Proving just how seriously freedom-of-expression rights are taken across the world, the government in India has been forced to loosen its ban on porn sites following a public outcry against the administration’s move to shutter some 857 adult sites. Over the weekend, administrators decided to block a multitude of such outlets, with would-be porn watchers greeted with either blank pages or the message, “The site has been blocked as per the instructions of Competent Authority,” when attempting to visit frequented pages.

While it was unclear over the weekend whether or not the government was actually behind the national outages, it has since become rather obvious that the Modi administration made an ill-fated attempt at curbing their citizenry’s viewing habits, and has lost the battle — as Information and Technology Minister Ravi Shankar Prasad told India Today TV, “A new notification will be issued shortly. The ban will be partially withdrawn. Sites that do not promote child porn will be unbanned.”

This clampdown on child pornography certainly follows a much-needed trend, spearheaded by companies like Google that have promised to remove child pornography search results from its engine. But the people of India did not buy that the porn industry as a whole could be ousted on the grounds of being “immoral and indecent,” and after rebukes from all sides (as well as expert warnings that such a move might only strengthen the black market porn industry), the government has stepped back a bit.

Related: Former Law & Order director Jace Alexander charged with possession of child pornography

In a tweet, Chetan Bhagat noted, “Don’t ban porn. Ban men ogling, leering, brushing past, groping, molesting, abusing, humiliating and raping women. Ban non-consent. Not sex. Porn ban is anti-freedom, impractical, not enforceable. Politically not very smart too. avoidable.
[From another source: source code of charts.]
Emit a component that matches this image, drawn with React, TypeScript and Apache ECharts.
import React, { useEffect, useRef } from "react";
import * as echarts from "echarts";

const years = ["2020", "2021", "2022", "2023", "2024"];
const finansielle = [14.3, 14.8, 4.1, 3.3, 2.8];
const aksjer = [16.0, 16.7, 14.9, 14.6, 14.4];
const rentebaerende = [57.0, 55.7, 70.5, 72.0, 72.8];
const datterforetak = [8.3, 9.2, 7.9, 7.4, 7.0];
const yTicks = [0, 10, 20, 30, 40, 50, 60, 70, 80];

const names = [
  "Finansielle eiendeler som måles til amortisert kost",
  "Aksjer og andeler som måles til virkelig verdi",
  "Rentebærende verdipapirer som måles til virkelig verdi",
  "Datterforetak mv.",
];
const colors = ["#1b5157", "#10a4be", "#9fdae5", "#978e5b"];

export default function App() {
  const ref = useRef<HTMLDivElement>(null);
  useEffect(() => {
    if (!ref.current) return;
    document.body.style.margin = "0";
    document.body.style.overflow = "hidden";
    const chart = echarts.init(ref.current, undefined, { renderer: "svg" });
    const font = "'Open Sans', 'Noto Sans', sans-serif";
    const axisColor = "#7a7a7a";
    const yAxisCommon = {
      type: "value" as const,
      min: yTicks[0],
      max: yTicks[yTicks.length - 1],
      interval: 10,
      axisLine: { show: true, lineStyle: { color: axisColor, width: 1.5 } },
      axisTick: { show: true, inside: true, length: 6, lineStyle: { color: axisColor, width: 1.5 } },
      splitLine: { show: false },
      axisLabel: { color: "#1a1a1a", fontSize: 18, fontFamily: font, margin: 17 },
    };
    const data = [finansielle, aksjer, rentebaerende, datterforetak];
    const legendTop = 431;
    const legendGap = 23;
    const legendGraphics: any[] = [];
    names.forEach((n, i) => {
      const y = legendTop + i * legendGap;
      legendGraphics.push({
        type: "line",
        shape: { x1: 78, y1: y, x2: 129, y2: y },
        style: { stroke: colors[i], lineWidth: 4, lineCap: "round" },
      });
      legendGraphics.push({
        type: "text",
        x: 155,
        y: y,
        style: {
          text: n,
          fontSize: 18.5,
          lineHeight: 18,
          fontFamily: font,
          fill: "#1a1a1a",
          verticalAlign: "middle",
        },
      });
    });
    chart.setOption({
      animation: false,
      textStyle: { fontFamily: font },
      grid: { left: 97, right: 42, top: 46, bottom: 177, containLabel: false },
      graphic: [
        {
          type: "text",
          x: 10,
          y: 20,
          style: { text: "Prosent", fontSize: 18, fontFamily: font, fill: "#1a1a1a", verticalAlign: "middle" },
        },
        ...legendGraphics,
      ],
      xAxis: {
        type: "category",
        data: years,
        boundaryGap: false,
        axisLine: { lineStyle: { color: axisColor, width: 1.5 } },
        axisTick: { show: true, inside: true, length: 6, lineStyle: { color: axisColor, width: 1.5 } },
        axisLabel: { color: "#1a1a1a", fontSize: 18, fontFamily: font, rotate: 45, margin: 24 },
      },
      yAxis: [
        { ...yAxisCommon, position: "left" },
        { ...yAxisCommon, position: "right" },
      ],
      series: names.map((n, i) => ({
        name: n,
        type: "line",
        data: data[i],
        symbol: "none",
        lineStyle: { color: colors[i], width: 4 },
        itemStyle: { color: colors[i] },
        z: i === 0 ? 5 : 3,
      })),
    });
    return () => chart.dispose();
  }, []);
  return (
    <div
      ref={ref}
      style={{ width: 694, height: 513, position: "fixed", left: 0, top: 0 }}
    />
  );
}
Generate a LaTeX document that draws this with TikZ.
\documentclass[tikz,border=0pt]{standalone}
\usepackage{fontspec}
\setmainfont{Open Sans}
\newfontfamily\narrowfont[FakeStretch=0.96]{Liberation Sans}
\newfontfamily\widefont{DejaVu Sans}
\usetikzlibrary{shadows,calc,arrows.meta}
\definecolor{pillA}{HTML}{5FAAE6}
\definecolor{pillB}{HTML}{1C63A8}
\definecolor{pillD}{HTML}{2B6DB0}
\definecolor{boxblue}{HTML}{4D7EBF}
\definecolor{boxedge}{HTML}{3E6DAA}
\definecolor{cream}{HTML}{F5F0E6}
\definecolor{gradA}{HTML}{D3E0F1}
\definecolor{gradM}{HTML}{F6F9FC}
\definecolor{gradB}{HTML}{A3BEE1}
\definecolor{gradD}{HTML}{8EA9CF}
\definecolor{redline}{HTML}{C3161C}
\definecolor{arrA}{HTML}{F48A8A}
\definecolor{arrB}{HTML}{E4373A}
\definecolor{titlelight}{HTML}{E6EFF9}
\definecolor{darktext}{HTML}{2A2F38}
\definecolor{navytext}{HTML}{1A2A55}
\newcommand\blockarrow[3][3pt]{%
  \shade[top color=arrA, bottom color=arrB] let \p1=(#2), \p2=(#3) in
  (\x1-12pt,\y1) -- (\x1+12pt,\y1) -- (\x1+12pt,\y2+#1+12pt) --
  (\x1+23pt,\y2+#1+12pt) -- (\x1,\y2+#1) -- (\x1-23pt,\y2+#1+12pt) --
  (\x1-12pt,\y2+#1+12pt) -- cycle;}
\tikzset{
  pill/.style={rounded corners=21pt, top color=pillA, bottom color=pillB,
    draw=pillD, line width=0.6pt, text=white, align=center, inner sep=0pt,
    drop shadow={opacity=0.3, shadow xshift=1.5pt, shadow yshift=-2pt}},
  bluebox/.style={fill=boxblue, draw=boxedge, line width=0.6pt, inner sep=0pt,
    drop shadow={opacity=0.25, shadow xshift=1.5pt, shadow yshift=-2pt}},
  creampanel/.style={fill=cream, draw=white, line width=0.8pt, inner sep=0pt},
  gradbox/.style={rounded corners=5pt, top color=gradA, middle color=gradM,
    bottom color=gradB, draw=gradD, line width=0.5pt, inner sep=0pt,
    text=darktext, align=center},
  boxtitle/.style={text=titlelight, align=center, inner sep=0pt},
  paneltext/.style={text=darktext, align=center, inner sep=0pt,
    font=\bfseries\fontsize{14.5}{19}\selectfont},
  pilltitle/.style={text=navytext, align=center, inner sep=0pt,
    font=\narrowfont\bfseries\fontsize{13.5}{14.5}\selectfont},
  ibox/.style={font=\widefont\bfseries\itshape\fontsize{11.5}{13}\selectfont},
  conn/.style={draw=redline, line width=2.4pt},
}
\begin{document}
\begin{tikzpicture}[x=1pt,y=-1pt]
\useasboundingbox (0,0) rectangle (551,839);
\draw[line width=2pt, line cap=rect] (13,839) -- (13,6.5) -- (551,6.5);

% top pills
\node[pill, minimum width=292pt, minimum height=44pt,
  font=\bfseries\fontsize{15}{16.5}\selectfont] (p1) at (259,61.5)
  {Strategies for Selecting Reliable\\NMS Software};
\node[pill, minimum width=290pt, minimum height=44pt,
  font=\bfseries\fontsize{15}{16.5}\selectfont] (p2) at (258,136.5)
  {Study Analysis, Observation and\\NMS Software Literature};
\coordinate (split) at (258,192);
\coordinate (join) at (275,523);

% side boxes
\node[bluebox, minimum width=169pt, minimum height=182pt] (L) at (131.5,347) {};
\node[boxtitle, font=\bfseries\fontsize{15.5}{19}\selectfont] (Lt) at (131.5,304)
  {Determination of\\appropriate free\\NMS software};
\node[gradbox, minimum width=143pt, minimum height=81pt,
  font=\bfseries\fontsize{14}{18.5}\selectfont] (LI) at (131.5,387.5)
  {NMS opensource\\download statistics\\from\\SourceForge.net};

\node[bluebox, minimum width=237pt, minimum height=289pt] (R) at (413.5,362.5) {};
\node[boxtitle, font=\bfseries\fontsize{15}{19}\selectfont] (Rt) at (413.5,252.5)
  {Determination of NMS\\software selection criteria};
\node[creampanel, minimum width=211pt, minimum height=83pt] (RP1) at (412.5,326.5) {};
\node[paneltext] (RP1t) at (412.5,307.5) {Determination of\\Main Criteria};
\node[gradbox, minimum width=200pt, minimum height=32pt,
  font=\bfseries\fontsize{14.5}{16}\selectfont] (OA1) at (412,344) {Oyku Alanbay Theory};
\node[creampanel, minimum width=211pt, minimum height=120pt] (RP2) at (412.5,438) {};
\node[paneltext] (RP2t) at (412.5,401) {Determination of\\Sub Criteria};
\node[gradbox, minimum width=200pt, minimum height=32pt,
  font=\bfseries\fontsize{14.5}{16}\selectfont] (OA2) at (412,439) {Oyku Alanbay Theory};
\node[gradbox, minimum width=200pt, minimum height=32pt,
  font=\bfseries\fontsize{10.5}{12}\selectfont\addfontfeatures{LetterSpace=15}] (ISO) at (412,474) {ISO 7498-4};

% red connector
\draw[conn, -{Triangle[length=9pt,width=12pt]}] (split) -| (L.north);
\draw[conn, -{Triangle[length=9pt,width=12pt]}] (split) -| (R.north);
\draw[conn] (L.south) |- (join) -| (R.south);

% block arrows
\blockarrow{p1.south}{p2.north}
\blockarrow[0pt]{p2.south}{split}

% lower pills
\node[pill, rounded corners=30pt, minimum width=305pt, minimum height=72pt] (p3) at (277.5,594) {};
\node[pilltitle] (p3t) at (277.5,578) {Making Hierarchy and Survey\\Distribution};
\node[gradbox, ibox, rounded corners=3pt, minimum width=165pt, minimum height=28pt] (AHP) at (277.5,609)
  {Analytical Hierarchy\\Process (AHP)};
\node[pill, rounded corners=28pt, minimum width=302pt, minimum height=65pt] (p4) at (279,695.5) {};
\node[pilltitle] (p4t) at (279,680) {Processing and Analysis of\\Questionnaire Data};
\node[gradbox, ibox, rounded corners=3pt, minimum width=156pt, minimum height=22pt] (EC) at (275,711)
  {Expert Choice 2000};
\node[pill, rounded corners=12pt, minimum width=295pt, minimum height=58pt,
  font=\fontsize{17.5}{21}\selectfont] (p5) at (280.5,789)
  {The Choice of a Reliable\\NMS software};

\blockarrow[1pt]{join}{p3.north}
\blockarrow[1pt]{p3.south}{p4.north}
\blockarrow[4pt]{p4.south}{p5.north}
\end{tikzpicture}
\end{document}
Let’s not manage people’s private lives.”

While this sentiment is one that has been echoed by numerous critics of the weekend ban, the short-lived edict did have its supporters. Kamlesh Vaswani, a high-profile Indian lawyer, applauded the initial decision, saying, “Nothing can more efficiently destroy a person, fizzle their mind, evaporate their future, eliminate their potential or destroy society like pornography. It is worse than Hitler, worse than AIDS, cancer or any other epidemic. It is more catastrophic than nuclear holocaust, and it must be stopped.”

Unfortunately for Vaswani, the people at large have expressed their dissent, and as the world’s largest democracy, it seems that India has, for now, acquiesced to the demands of the Indian citizenry. But with gender politics and sexual liberties a constant hot-button issue in India, the next chapter in the struggle has yet to be written.